■ **Instruction**
Will you extract the entries word for word? Images should not appear in the copy.

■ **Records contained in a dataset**
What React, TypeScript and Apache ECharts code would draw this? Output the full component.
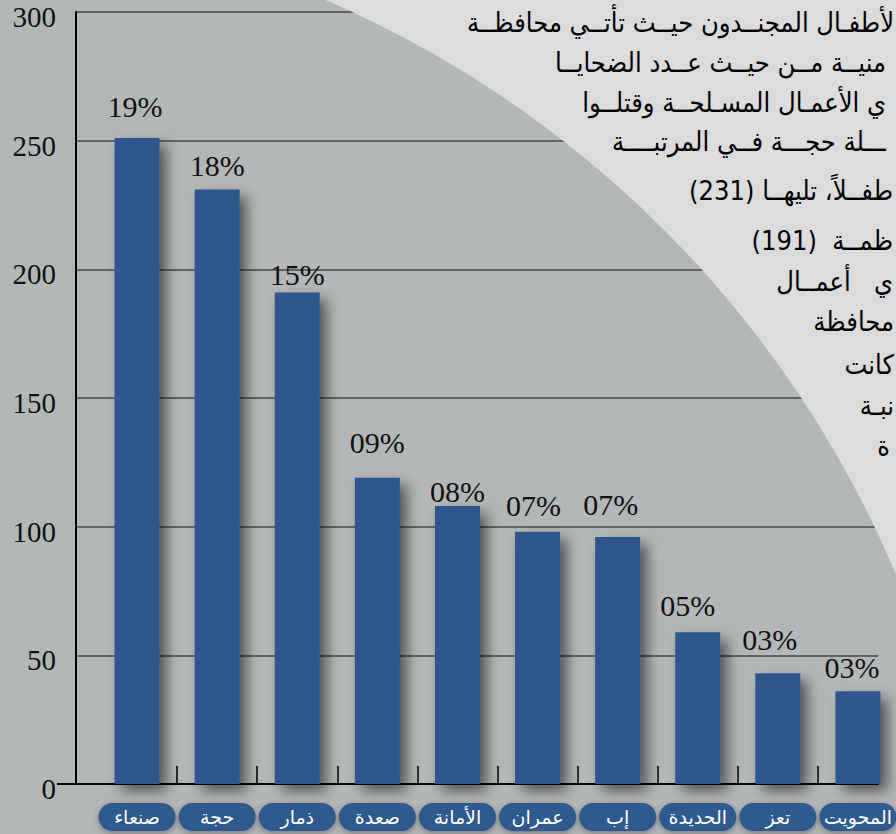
import React, { useEffect, useRef } from "react";
import * as echarts from "echarts";

// ---- data ----
const categories = ["صنعاء", "حجة", "ذمار", "صعدة", "الأمانة", "عمران", "إب", "الحديدة", "تعز", "المحويت"];
const values = [251, 231, 191, 119, 108, 98, 96, 59, 43, 36];
const shares = ["19%", "18%", "15%", "09%", "08%", "07%", "07%", "05%", "03%", "03%"];
const yTicks = [0, 50, 100, 150, 200, 250, 300];
const noteLines = [
  "لأطفـال المجنــدون حيــث تأتــي محافظــة",
  "منيــة مــن حيــث عــدد الضحايــا",
  "ي الأعمـال المسـلحــة وقتلــوا",
  "ـــلة حجـــة فــي المرتبــــة",
  "طفــلاً، تليهــا (231)",
  "ظمــة  (191)",
  "ي   أعمــال",
  "محافظة",
  "كانت",
  "نبـة",
  "ة",
];

// ---- layout ----
const W = 896;
const H = 834;
const GRID_TOP = 12;
const GRID_BOTTOM = 50;
const noteY = [22, 62, 102, 141, 190, 240, 281, 321, 364, 405, 445];
const noteRight = [894, 886, 886, 886, 893, 893, 893, 894, 894, 894, 890];
const labelShift: [number, number][] = [
  [-2, -2], [0, 6], [0, 12], [0, -5], [0, 15], [-4, 4], [-7, -2], [-10, 3], [-8, -4], [-6, 6],
];

export default function App() {
  const ref = useRef<HTMLDivElement>(null);
  useEffect(() => {
    document.body.style.margin = "0";
    if (!ref.current) return;
    const chart = echarts.init(ref.current, undefined, { renderer: "svg" });
    const baseY = H - GRID_BOTTOM;
    const graphic: any[] = [
      {
        type: "ring",
        z: 1,
        silent: true,
        shape: { cx: -105, cy: 998, r0: 1087, r: 2600 },
        style: { fill: "#dcdcdc" },
      },
      {
        type: "line",
        z: 1,
        shape: { x1: 57, y1: baseY, x2: 77, y2: baseY },
        style: { stroke: "#000", lineWidth: 2 },
      },
      ...noteLines.map((t, i) => ({
        type: "text",
        z: 3,
        x: noteRight[i],
        y: noteY[i],
        style: {
          text: t,
          fill: "#000",
          font: "27px 'DejaVu Sans Condensed', 'DejaVu Sans'",
          textAlign: "right",
          textVerticalAlign: "middle",
        },
      })),
    ];
    chart.setOption({
      animation: false,
      backgroundColor: "#b4b7b8",
      graphic,
      grid: [
        { left: 97, right: -2, top: GRID_TOP, bottom: GRID_BOTTOM, outerBoundsMode: "none" },
        { left: 76, right: 18, top: GRID_TOP, bottom: GRID_BOTTOM, outerBoundsMode: "none" },
      ],
      xAxis: [
        {
          gridIndex: 0,
          type: "category",
          data: categories,
          axisLine: { show: false },
          axisTick: {
            show: true,
            inside: true,
            length: 18,
            interval: (index: number) => index !== 0,
            lineStyle: { color: "#000", width: 1.5 },
          },
          axisLabel: {
            interval: 0,
            margin: 19,
            color: "#ffffff",
            fontFamily: "'DejaVu Sans'",
            fontSize: 19,
            backgroundColor: "#2e5a8e",
            borderRadius: 14,
            width: 77,
            height: 28,
            lineHeight: 28,
            align: "center",
            verticalAlign: "top",
            shadowBlur: 6,
            shadowColor: "rgba(0,0,0,0.35)",
            shadowOffsetY: 2,
          },
          splitLine: { show: false },
        },
        {
          gridIndex: 1,
          type: "value",
          min: 0,
          max: 1,
          axisLine: { show: true, onZero: false, lineStyle: { color: "#000", width: 2 } },
          axisTick: { show: false },
          axisLabel: { show: false },
          splitLine: { show: false },
        },
      ],
      yAxis: [
        {
          gridIndex: 0,
          type: "value",
          min: yTicks[0],
          max: yTicks[yTicks.length - 1],
          interval: yTicks[1] - yTicks[0],
          show: false,
        },
        {
          gridIndex: 1,
          type: "value",
          min: yTicks[0],
          max: yTicks[yTicks.length - 1],
          interval: yTicks[1] - yTicks[0],
          axisLine: { show: true, lineStyle: { color: "#000", width: 2 } },
          axisTick: { show: false },
          axisLabel: {
            color: "#111",
            fontFamily: "'Liberation Serif'",
            fontSize: 29,
            margin: 20,
            verticalAlign: "top",
            lineHeight: 10,
          },
          splitLine: { show: true, lineStyle: { color: "#474747", width: 1.5 } },
        },
      ],
      series: [
        {
          type: "bar",
          xAxisIndex: 0,
          yAxisIndex: 0,
          data: values.map((v, i) => ({
            value: v,
            label: { offset: labelShift[i] },
          })),
          barWidth: 45,
          z: 2,
          itemStyle: {
            color: "#2d568b",
            shadowBlur: 14,
            shadowColor: "rgba(0,0,0,0.55)",
            shadowOffsetX: 7,
            shadowOffsetY: 7,
          },
          label: {
            show: true,
            position: "top",
            distance: 15,
            formatter: (p: any) => shares[p.dataIndex],
            fontFamily: "'Liberation Serif'",
            fontSize: 30,
            color: "#111",
          },
        },
      ],
    });
    return () => chart.dispose();
  }, []);
  return <div ref={ref} style={{ width: W, height: H }} />;
}
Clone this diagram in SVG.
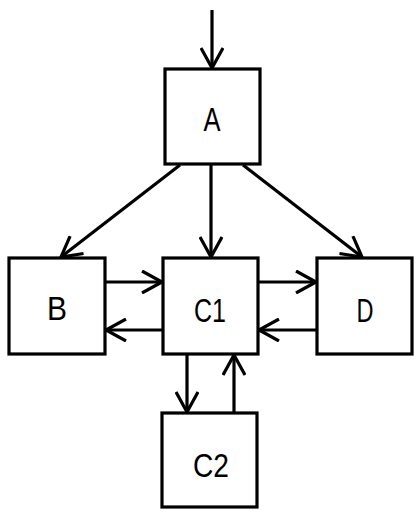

■ **Correct output**
What React, TypeScript and Apache ECharts code would draw this? Output the full component.
import React, { useEffect, useRef } from "react";
import * as echarts from "echarts";

// ---- data ----
const categories = ["صنعاء", "حجة", "ذمار", "صعدة", "الأمانة", "عمران", "إب", "الحديدة", "تعز", "المحويت"];
const values = [251, 231, 191, 119, 108, 98, 96, 59, 43, 36];
const shares = ["19%", "18%", "15%", "09%", "08%", "07%", "07%", "05%", "03%", "03%"];
const yTicks = [0, 50, 100, 150, 200, 250, 300];
const noteLines = [
  "لأطفـال المجنــدون حيــث تأتــي محافظــة",
  "منيــة مــن حيــث عــدد الضحايــا",
  "ي الأعمـال المسـلحــة وقتلــوا",
  "ـــلة حجـــة فــي المرتبــــة",
  "طفــلاً، تليهــا (231)",
  "ظمــة  (191)",
  "ي   أعمــال",
  "محافظة",
  "كانت",
  "نبـة",
  "ة",
];

// ---- layout ----
const W = 896;
const H = 834;
const GRID_TOP = 12;
const GRID_BOTTOM = 50;
const noteY = [22, 62, 102, 141, 190, 240, 281, 321, 364, 405, 445];
const noteRight = [894, 886, 886, 886, 893, 893, 893, 894, 894, 894, 890];
const labelShift: [number, number][] = [
  [-2, -2], [0, 6], [0, 12], [0, -5], [0, 15], [-4, 4], [-7, -2], [-10, 3], [-8, -4], [-6, 6],
];

export default function App() {
  const ref = useRef<HTMLDivElement>(null);
  useEffect(() => {
    document.body.style.margin = "0";
    if (!ref.current) return;
    const chart = echarts.init(ref.current, undefined, { renderer: "svg" });
    const baseY = H - GRID_BOTTOM;
    const graphic: any[] = [
      {
        type: "ring",
        z: 1,
        silent: true,
        shape: { cx: -105, cy: 998, r0: 1087, r: 2600 },
        style: { fill: "#dcdcdc" },
      },
      {
        type: "line",
        z: 1,
        shape: { x1: 57, y1: baseY, x2: 77, y2: baseY },
        style: { stroke: "#000", lineWidth: 2 },
      },
      ...noteLines.map((t, i) => ({
        type: "text",
        z: 3,
        x: noteRight[i],
        y: noteY[i],
        style: {
          text: t,
          fill: "#000",
          font: "27px 'DejaVu Sans Condensed', 'DejaVu Sans'",
          textAlign: "right",
          textVerticalAlign: "middle",
        },
      })),
    ];
    chart.setOption({
      animation: false,
      backgroundColor: "#b4b7b8",
      graphic,
      grid: [
        { left: 97, right: -2, top: GRID_TOP, bottom: GRID_BOTTOM, outerBoundsMode: "none" },
        { left: 76, right: 18, top: GRID_TOP, bottom: GRID_BOTTOM, outerBoundsMode: "none" },
      ],
      xAxis: [
        {
          gridIndex: 0,
          type: "category",
          data: categories,
          axisLine: { show: false },
          axisTick: {
            show: true,
            inside: true,
            length: 18,
            interval: (index: number) => index !== 0,
            lineStyle: { color: "#000", width: 1.5 },
          },
          axisLabel: {
            interval: 0,
            margin: 19,
            color: "#ffffff",
            fontFamily: "'DejaVu Sans'",
            fontSize: 19,
            backgroundColor: "#2e5a8e",
            borderRadius: 14,
            width: 77,
            height: 28,
            lineHeight: 28,
            align: "center",
            verticalAlign: "top",
            shadowBlur: 6,
            shadowColor: "rgba(0,0,0,0.35)",
            shadowOffsetY: 2,
          },
          splitLine: { show: false },
        },
        {
          gridIndex: 1,
          type: "value",
          min: 0,
          max: 1,
          axisLine: { show: true, onZero: false, lineStyle: { color: "#000", width: 2 } },
          axisTick: { show: false },
          axisLabel: { show: false },
          splitLine: { show: false },
        },
      ],
      yAxis: [
        {
          gridIndex: 0,
          type: "value",
          min: yTicks[0],
          max: yTicks[yTicks.length - 1],
          interval: yTicks[1] - yTicks[0],
          show: false,
        },
        {
          gridIndex: 1,
          type: "value",
          min: yTicks[0],
          max: yTicks[yTicks.length - 1],
          interval: yTicks[1] - yTicks[0],
          axisLine: { show: true, lineStyle: { color: "#000", width: 2 } },
          axisTick: { show: false },
          axisLabel: {
            color: "#111",
            fontFamily: "'Liberation Serif'",
            fontSize: 29,
            margin: 20,
            verticalAlign: "top",
            lineHeight: 10,
          },
          splitLine: { show: true, lineStyle: { color: "#474747", width: 1.5 } },
        },
      ],
      series: [
        {
          type: "bar",
          xAxisIndex: 0,
          yAxisIndex: 0,
          data: values.map((v, i) => ({
            value: v,
            label: { offset: labelShift[i] },
          })),
          barWidth: 45,
          z: 2,
          itemStyle: {
            color: "#2d568b",
            shadowBlur: 14,
            shadowColor: "rgba(0,0,0,0.55)",
            shadowOffsetX: 7,
            shadowOffsetY: 7,
          },
          label: {
            show: true,
            position: "top",
            distance: 15,
            formatter: (p: any) => shares[p.dataIndex],
            fontFamily: "'Liberation Serif'",
            fontSize: 30,
            color: "#111",
          },
        },
      ],
    });
    return () => chart.dispose();
  }, []);
  return <div ref={ref} style={{ width: W, height: H }} />;
}
Clone this diagram in SVG.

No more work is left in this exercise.